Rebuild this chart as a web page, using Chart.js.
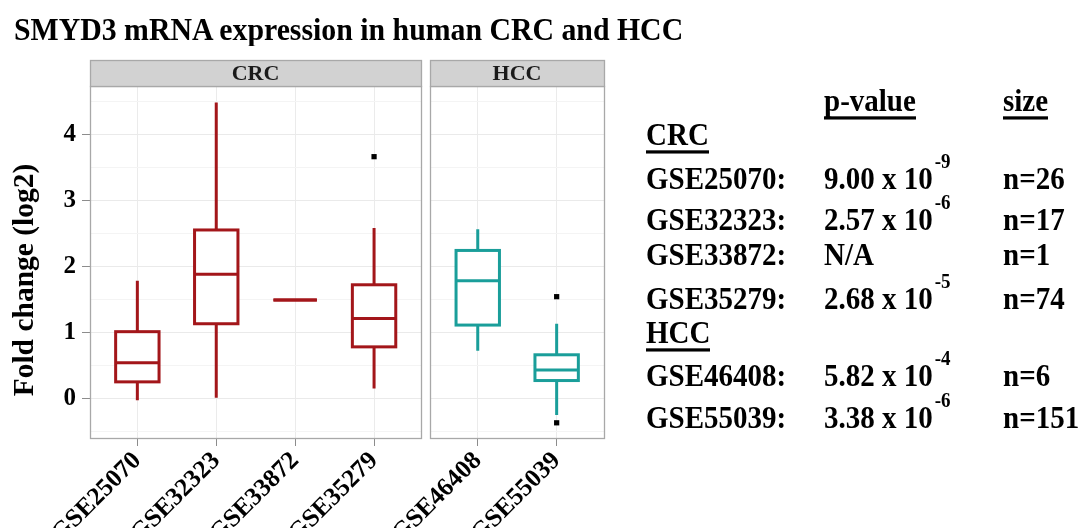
<!DOCTYPE html>
<html><head><meta charset="utf-8">
<script src="https://cdn.jsdelivr.net/npm/chart.js@4.4.0/dist/chart.umd.min.js"></script>
<style>
html,body{margin:0;padding:0;background:#fff;}
#wrap{position:relative;width:1082px;height:528px;overflow:hidden;background:#fff;}
#c{position:absolute;left:0;top:0;}
.t{position:absolute;font-family:"Liberation Serif","Times New Roman",serif;font-weight:bold;color:#000;white-space:nowrap;}
.u{display:inline-block;border-bottom:3px solid #000;}
</style></head>
<body><div id="wrap"><canvas id="c" width="1082" height="528"></canvas></div>
<script>
// ---------- data ----------
const chartTitle = 'SMYD3 mRNA expression in human CRC and HCC';
const yAxisTitle = 'Fold change (log2)';
const panels = ['CRC', 'HCC'];
const categories = ['GSE25070', 'GSE32323', 'GSE33872', 'GSE35279', 'GSE46408', 'GSE55039'];
const panelOf = ['CRC', 'CRC', 'CRC', 'CRC', 'HCC', 'HCC'];
const whiskerLow  = [-0.03, 0.01, 1.49, 0.15, 0.72, -0.25];
const q1          = [0.25, 1.13, 1.49, 0.78, 1.11, 0.27];
const median      = [0.54, 1.88, 1.49, 1.21, 1.78, 0.43];
const q3          = [1.01, 2.55, 1.49, 1.72, 2.24, 0.66];
const whiskerHigh = [1.78, 4.48, 1.49, 2.58, 2.56, 1.13];
const outlierCat = ['GSE35279', 'GSE55039', 'GSE55039'];
const outlierVal = [3.66, 1.54, -0.37];
const yTicks = [0, 1, 2, 3, 4];
const yMinorTicks = [-0.5, 0.5, 1.5, 2.5, 3.5, 4.5];
const yRange = [-0.6, 4.73];

const tableHeader = ['p-value', 'size'];
const tableGroups = ['CRC', 'HCC'];
const tableIds = ['GSE25070:', 'GSE32323:', 'GSE33872:', 'GSE35279:', 'GSE46408:', 'GSE55039:'];
const pMantissa = ['9.00 x 10', '2.57 x 10', 'N/A', '2.68 x 10', '5.82 x 10', '3.38 x 10'];
const pExponent = ['-9', '-6', '', '-5', '-4', '-6'];
const sampleSizes = ['n=26', 'n=17', 'n=1', 'n=74', 'n=6', 'n=151'];

// ---------- style / layout ----------
const panelColor = { CRC: '#A3161A', HCC: '#1A9E9A' };
const EXPAND = 0.6, GAP = 0.114, BOX_W = 0.55;
const SERIF = '"Liberation Serif", "Times New Roman", serif';

// panel ranges on a shared linear x scale
const panelRange = [];
const xPos = [];
(function () {
  let start = 1 - EXPAND;
  panels.forEach(p => {
    const idx = categories.map((c, i) => i).filter(i => panelOf[i] === p);
    idx.forEach((i, j) => { xPos[i] = start + EXPAND + j; });
    const end = start + (idx.length - 1) + 2 * EXPAND;
    panelRange.push([start, end]);
    start = end + GAP;
  });
})();

const facetPlugin = {
  id: 'facets',
  beforeDatasetsDraw(chart) {
    const { ctx, chartArea: a, scales: { x, y } } = chart;
    ctx.save();
    for (let p = 0; p < panelRange.length - 1; p++) {
      const r = x.getPixelForValue(panelRange[p][1]);
      const l = x.getPixelForValue(panelRange[p + 1][0]);
      ctx.fillStyle = '#fff';
      ctx.fillRect(r, a.top, l - r, a.bottom - a.top);
    }
    panels.forEach((p, k) => {
      const l = Math.round(x.getPixelForValue(panelRange[k][0]));
      const r = Math.round(x.getPixelForValue(panelRange[k][1]));
      ctx.lineWidth = 1.3;
      ctx.strokeStyle = '#A8A8A8';
      ctx.strokeRect(l + 0.5, a.top + 0.5, r - l, a.bottom - a.top);
      ctx.fillStyle = '#D2D2D2';
      ctx.fillRect(l, a.top - 26, r - l + 1, 26);
      ctx.strokeStyle = '#A8A8A8';
      ctx.strokeRect(l + 0.5, a.top - 26 + 0.5, r - l, 26);
      ctx.fillStyle = '#1a1a1a';
      ctx.font = 'bold 22px ' + SERIF;
      ctx.textAlign = 'center';
      ctx.textBaseline = 'alphabetic';
      ctx.fillText(p, (l + r) / 2, a.top - 6);
    });
    categories.forEach((c, i) => {
      const col = panelColor[panelOf[i]];
      const cx = x.getPixelForValue(xPos[i]);
      const l = x.getPixelForValue(xPos[i] - BOX_W / 2);
      const r = x.getPixelForValue(xPos[i] + BOX_W / 2);
      const yq1 = y.getPixelForValue(q1[i]), yq3 = y.getPixelForValue(q3[i]);
      const ym = y.getPixelForValue(median[i]);
      const ylo = y.getPixelForValue(whiskerLow[i]), yhi = y.getPixelForValue(whiskerHigh[i]);
      ctx.strokeStyle = col;
      ctx.lineWidth = 3;
      ctx.beginPath();
      ctx.moveTo(cx, yq3); ctx.lineTo(cx, yhi);
      ctx.moveTo(cx, yq1); ctx.lineTo(cx, ylo);
      ctx.stroke();
      ctx.fillStyle = '#fff';
      if (yq1 - yq3 > 0) ctx.fillRect(l, yq3, r - l, yq1 - yq3);
      ctx.strokeRect(l, yq3, r - l, yq1 - yq3);
      ctx.beginPath();
      ctx.moveTo(l, ym); ctx.lineTo(r, ym);
      ctx.stroke();
    });
    ctx.restore();
  },
  afterDraw(chart) {
    const { ctx } = chart;
    ctx.save();
    ctx.translate(33, 280);
    ctx.rotate(-Math.PI / 2);
    ctx.font = 'bold 29.5px ' + SERIF;
    ctx.fillStyle = '#000';
    ctx.textAlign = 'center';
    ctx.textBaseline = 'alphabetic';
    ctx.fillText(yAxisTitle, 0, 0);
    ctx.restore();
  }
};

new Chart(document.getElementById('c'), {
  type: 'scatter',
  data: {
    datasets: [{
      label: 'outliers',
      data: outlierCat.map((c, i) => ({ x: xPos[categories.indexOf(c)], y: outlierVal[i] })),
      pointStyle: 'rect',
      radius: 3.7,
      backgroundColor: '#000',
      borderWidth: 0
    }]
  },
  options: {
    responsive: false,
    animation: false,
    events: [],
    layout: { padding: { top: 86, right: 478, left: 0, bottom: 0 } },
    plugins: { legend: { display: false }, tooltip: { enabled: false }, title: { display: false } },
    scales: {
      x: {
        type: 'linear',
        min: panelRange[0][0],
        max: panelRange[panelRange.length - 1][1],
        afterBuildTicks(s) { s.ticks = xPos.map(v => ({ value: v })); },
        afterFit(s) { s.height = 90; },
        border: { display: false },
        grid: { color: '#EBEBEB', lineWidth: 1, tickColor: '#8C8C8C', tickLength: 8 },
        ticks: {
          autoSkip: false, minRotation: 45, maxRotation: 45, padding: 0,
          color: '#000', font: { family: SERIF, weight: 'bold', size: 25.5 },
          callback: (v, i) => categories[i]
        }
      },
      y: {
        type: 'linear',
        min: yRange[0], max: yRange[1],
        afterBuildTicks(s) {
          s.ticks = yMinorTicks.map(v => ({ value: v, minor: true }))
            .concat(yTicks.map(v => ({ value: v, minor: false })))
            .sort((a, b) => a.value - b.value);
        },
        afterFit(s) { s.width = 90; },
        border: { display: false },
        grid: {
          color: c => (c.tick && c.tick.minor) ? '#F4F4F4' : '#EAEAEA',
          tickColor: c => (c.tick && c.tick.minor) ? 'rgba(0,0,0,0)' : '#8C8C8C',
          lineWidth: 1, tickLength: 8
        },
        ticks: {
          autoSkip: false, padding: 6, color: '#000',
          font: { family: SERIF, weight: 'bold', size: 25 },
          callback: function (v, i, ticks) { return ticks[i].minor ? '' : String(v); }
        }
      }
    }
  },
  plugins: [facetPlugin]
});

// ---------- HTML text: title and table ----------
const wrap = document.getElementById('wrap');
function place(html, x, baseline, size, sy) {
  const d = document.createElement('div');
  d.className = 't';
  d.style.left = x + 'px';
  d.style.fontSize = size + 'px';
  d.style.lineHeight = size + 'px';
  d.style.top = (baseline - 0.8375 * size) + 'px';
  d.style.transformOrigin = '0 ' + (0.8375 * size) + 'px';
  d.style.transform = 'scaleY(' + (sy || 1.07) + ')';
  d.innerHTML = html;
  wrap.appendChild(d);
  return d;
}
place(chartTitle, 14, 40, 29.8, 1.06);

const COL = [646, 824, 1003];
const FS = 29;
place('<span class="u">' + tableHeader[0] + '</span>', COL[1], 111.7, FS);
place('<span class="u">' + tableHeader[1] + '</span>', COL[2], 111.7, FS);
const groupBaselines = [145, 343.3];
const rowBaselines = [189, 230, 265.7, 309.3, 386.7, 428.3];
tableGroups.forEach((g, k) => place('<span class="u">' + g + '</span>', COL[0], groupBaselines[k], FS));
tableIds.forEach((id, i) => {
  place(id, COL[0], rowBaselines[i], FS);
  const sup = pExponent[i] ? '<span style="font-size:19px;position:relative;top:-20px;margin-left:2px">' + pExponent[i] + '</span>' : '';
  place(pMantissa[i] + sup, COL[1], rowBaselines[i], FS);
  place(sampleSizes[i], COL[2], rowBaselines[i], FS);
});
</script>
</body></html>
========
WRITTEN INSTRUCTION >>
In the data above, please extract the lines from the first one through the line with "['n=26', 'n=17', 'n=1', 'n=74', 'n=6', 'n=151'];", exactly, and keep pictures out.

SOLUTION TO THIS TASK >>
Rebuild this chart as a web page, using Chart.js.
<!DOCTYPE html>
<html><head><meta charset="utf-8">
<script src="https://cdn.jsdelivr.net/npm/chart.js@4.4.0/dist/chart.umd.min.js"></script>
<style>
html,body{margin:0;padding:0;background:#fff;}
#wrap{position:relative;width:1082px;height:528px;overflow:hidden;background:#fff;}
#c{position:absolute;left:0;top:0;}
.t{position:absolute;font-family:"Liberation Serif","Times New Roman",serif;font-weight:bold;color:#000;white-space:nowrap;}
.u{display:inline-block;border-bottom:3px solid #000;}
</style></head>
<body><div id="wrap"><canvas id="c" width="1082" height="528"></canvas></div>
<script>
// ---------- data ----------
const chartTitle = 'SMYD3 mRNA expression in human CRC and HCC';
const yAxisTitle = 'Fold change (log2)';
const panels = ['CRC', 'HCC'];
const categories = ['GSE25070', 'GSE32323', 'GSE33872', 'GSE35279', 'GSE46408', 'GSE55039'];
const panelOf = ['CRC', 'CRC', 'CRC', 'CRC', 'HCC', 'HCC'];
const whiskerLow  = [-0.03, 0.01, 1.49, 0.15, 0.72, -0.25];
const q1          = [0.25, 1.13, 1.49, 0.78, 1.11, 0.27];
const median      = [0.54, 1.88, 1.49, 1.21, 1.78, 0.43];
const q3          = [1.01, 2.55, 1.49, 1.72, 2.24, 0.66];
const whiskerHigh = [1.78, 4.48, 1.49, 2.58, 2.56, 1.13];
const outlierCat = ['GSE35279', 'GSE55039', 'GSE55039'];
const outlierVal = [3.66, 1.54, -0.37];
const yTicks = [0, 1, 2, 3, 4];
const yMinorTicks = [-0.5, 0.5, 1.5, 2.5, 3.5, 4.5];
const yRange = [-0.6, 4.73];

const tableHeader = ['p-value', 'size'];
const tableGroups = ['CRC', 'HCC'];
const tableIds = ['GSE25070:', 'GSE32323:', 'GSE33872:', 'GSE35279:', 'GSE46408:', 'GSE55039:'];
const pMantissa = ['9.00 x 10', '2.57 x 10', 'N/A', '2.68 x 10', '5.82 x 10', '3.38 x 10'];
const pExponent = ['-9', '-6', '', '-5', '-4', '-6'];
const sampleSizes = ['n=26', 'n=17', 'n=1', 'n=74', 'n=6', 'n=151'];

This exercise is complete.